ANSWERS: 8
  • This might sound difficult but you should help her with her "shopping problem" and get her a job so she can pay you back and next time do not lend that much money to a friend unless you are positive she/he will pay you back ASAP always comment back=) Charlee <3
  • Then she is not really a very good friend, is she? Can you prove that she owes you the money? If so you could take her to small claims court. Otherwise there is probably no way to force her to repay you.
  • i dont think i would call her a friend and i would tell her that it must be nice that your out buying all this stuff when you owe me money!!i would be veryyyy pissed!!!!
  • explain that you are indeed friends and to see her owe you money and still spend frivolously without paying you is placing a strain on your friendship. Give her an ultimatum to pay up or piss off.

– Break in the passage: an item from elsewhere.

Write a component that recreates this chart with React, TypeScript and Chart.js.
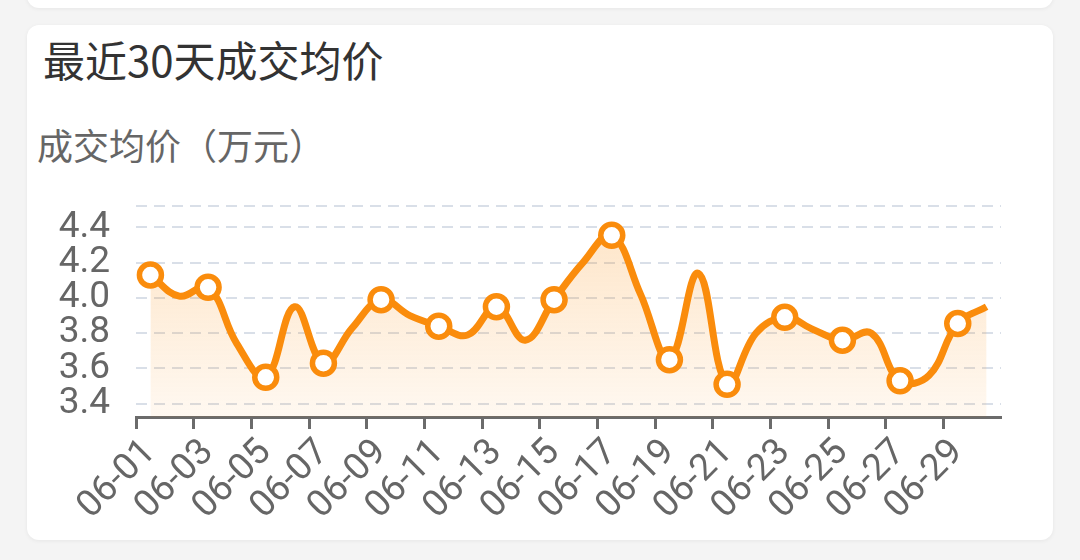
import { useRef, useEffect } from "react";
import Chart from "chart.js/auto";

const days = [
  "06-01", "06-02", "06-03", "06-04", "06-05", "06-06", "06-07", "06-08", "06-09", "06-10",
  "06-11", "06-12", "06-13", "06-14", "06-15", "06-16", "06-17", "06-18", "06-19", "06-20",
  "06-21", "06-22", "06-23", "06-24", "06-25", "06-26", "06-27", "06-28", "06-29", "06-30",
];

const prices = [
  4.13, 4.01, 4.06, 3.74, 3.55, 3.95, 3.63, 3.83, 3.99, 3.9,
  3.84, 3.79, 3.95, 3.76, 3.99, 4.2, 4.355, 4.02, 3.65, 4.14,
  3.51, 3.8, 3.89, 3.82, 3.76, 3.8, 3.53, 3.56, 3.855, 3.95,
];

const yTicks = [3.4, 3.6, 3.8, 4.0, 4.2, 4.4];
const yMin = 3.325;
const yMax = 4.52;

const ORANGE = "#fa8c0c";

export default function App() {
  const chartRef = useRef<HTMLCanvasElement>(null);

  useEffect(() => {
    if (!chartRef.current) return;
    const chart = new Chart(chartRef.current, {
      type: "line",
      data: {
        labels: days,
        datasets: [
          {
            data: prices,
            borderColor: ORANGE,
            borderWidth: 7,
            tension: 0.4,
            fill: "start",
            backgroundColor: (ctx: any) => {
              const area = ctx.chart.chartArea;
              if (!area) return "rgba(250,140,12,0.1)";
              const g = ctx.chart.ctx.createLinearGradient(0, area.top, 0, area.bottom);
              g.addColorStop(0, "rgba(250,140,12,0.24)");
              g.addColorStop(1, "rgba(250,140,12,0.06)");
              return g;
            },
            pointRadius: (ctx: any) => (ctx.dataIndex % 2 === 0 ? 11 : 0),
            pointBackgroundColor: "#ffffff",
            pointBorderColor: ORANGE,
            pointBorderWidth: 5.5,
            pointHoverRadius: 0,
          },
        ],
      },
      options: {
        animation: false,
        responsive: true,
        maintainAspectRatio: false,
        layout: { padding: { top: 4, right: 79, left: 0, bottom: 0 } },
        plugins: {
          legend: { display: false },
          tooltip: { enabled: false },
        },
        scales: {
          x: {
            offset: true,
            afterFit: (scale: any) => {
              scale.height = 123;
            },
            grid: {
              offset: true,
              drawOnChartArea: false,
              tickLength: 12,
              tickWidth: 3,
              tickColor: (ctx: any) => (ctx.index % 2 === 0 ? "#6b6b6b" : "rgba(0,0,0,0)"),
            },
            border: { display: true, color: "#6b6b6b", width: 3 },
            ticks: {
              autoSkip: false,
              minRotation: 45,
              maxRotation: 45,
              padding: 2,
              color: "#666666",
              font: { family: "Roboto", size: 37 },
              callback: (_v: any, i: number) => (i % 2 === 0 ? days[i] : ""),
            },
          },
          y: {
            min: yMin,
            max: yMax,
            afterFit: (scale: any) => {
              scale.width = 136;
            },
            afterBuildTicks: (scale: any) => {
              scale.ticks = [...yTicks, yMax].map((v) => ({ value: v }));
            },
            grid: {
              drawTicks: false,
              color: "#d9dfe8",
              lineWidth: 2,
            },
            border: { display: false, dash: [11, 7] },
            ticks: {
              autoSkip: false,
              padding: 26,
              color: "#666666",
              font: { family: "Roboto", size: 37 },
              callback: (v: any) => (v === yMax ? "" : Number(v).toFixed(1)),
            },
          },
        },
      },
    });
    return () => {
      chart.destroy();
    };
  }, []);

  return (
    <div
      style={{
        position: "fixed",
        inset: 0,
        background: "#f4f4f4",
        fontFamily: "'Noto Sans CJK SC', 'Noto Sans', sans-serif",
        overflow: "hidden",
      }}
    >
      <div
        style={{
          position: "absolute",
          left: 27,
          top: -30,
          width: 1026,
          height: 38,
          background: "#ffffff",
          borderRadius: 12,
          boxShadow: "0 1px 4px rgba(0,0,0,0.06)",
        }}
      />
      <div
        style={{
          position: "absolute",
          left: 27,
          top: 25,
          width: 1026,
          height: 515,
          background: "#ffffff",
          borderRadius: 12,
          boxShadow: "0 1px 4px rgba(0,0,0,0.06)",
        }}
      />
      <div
        style={{
          position: "absolute",
          left: 43,
          top: 34,
          fontSize: 42,
          lineHeight: "50px",
          color: "#333333",
          whiteSpace: "nowrap",
        }}
      >
        最近30天成交均价
      </div>
      <div
        style={{
          position: "absolute",
          left: 37,
          top: 122,
          fontSize: 36,
          lineHeight: "44px",
          color: "#666666",
          whiteSpace: "nowrap",
        }}
      >
        成交均价（万元）
      </div>
      <div style={{ position: "absolute", left: 0, top: 158, width: 1080, height: 382 }}>
        <canvas ref={chartRef} />
      </div>
    </div>
  );
}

  • thats so unfair of her to to put you in that position isnt it? I wonder how people manage to just let it carry on like that, unless of course she has just plain forgoten? Maybe you could say to her, Oh, Im really strapped for some cash, Could you loan me, say, maybe $200.00? that might enlighten her, or, maybe she would loan you the money, which is in fact yours, then you can just keep it.........
  • Ask her for it over and over again, on the telephone, in front of other people. Ring her several times every day for it until she gives it back. It works eventually especially if she feels embarassed in front of friends. And then never lend her money again and never refer to her as a friend again. I learnt this when I lent books to people. The people who respected me gave the books back as quickly as possible and the ones who didn't took their time and very often didn't give them back. Good luck.
  • Just take it in stride to never loan a friend money again. Money can ruin even close friendships. When you lend someone money, it is none of your business how they spend it. But that doesn't mean that you won't feel a certain level of hostility and judgment for her financial decisions. She is clearly neglecting to pay you back which is a huge faux pas, but what could you do? Drag her to Judge Judy? It really is rotten that your friend would be so inconsiderate about paying you back, but unfortunately, all you can do is communicate that the time has come around that you are strapped for your $200. And then you have to hope that she can be a friend to you and return it. Then.. never again!
  • oh no...the old money ruins friendships scenario... sounds like a selfish friend. i would recommend you remind her to pay up. if she scoffs, remind her about all those other purchases shes made before paying you back. if she still scoffs, take her to court. shell probably be an ex friend though... but with friends like these, who needs enemies right? just one last thought though if you do decide to throw in the towel. it may not be just a matter of disrespect. its possible she may be experiencing (manic) depression or have a shopping addiction.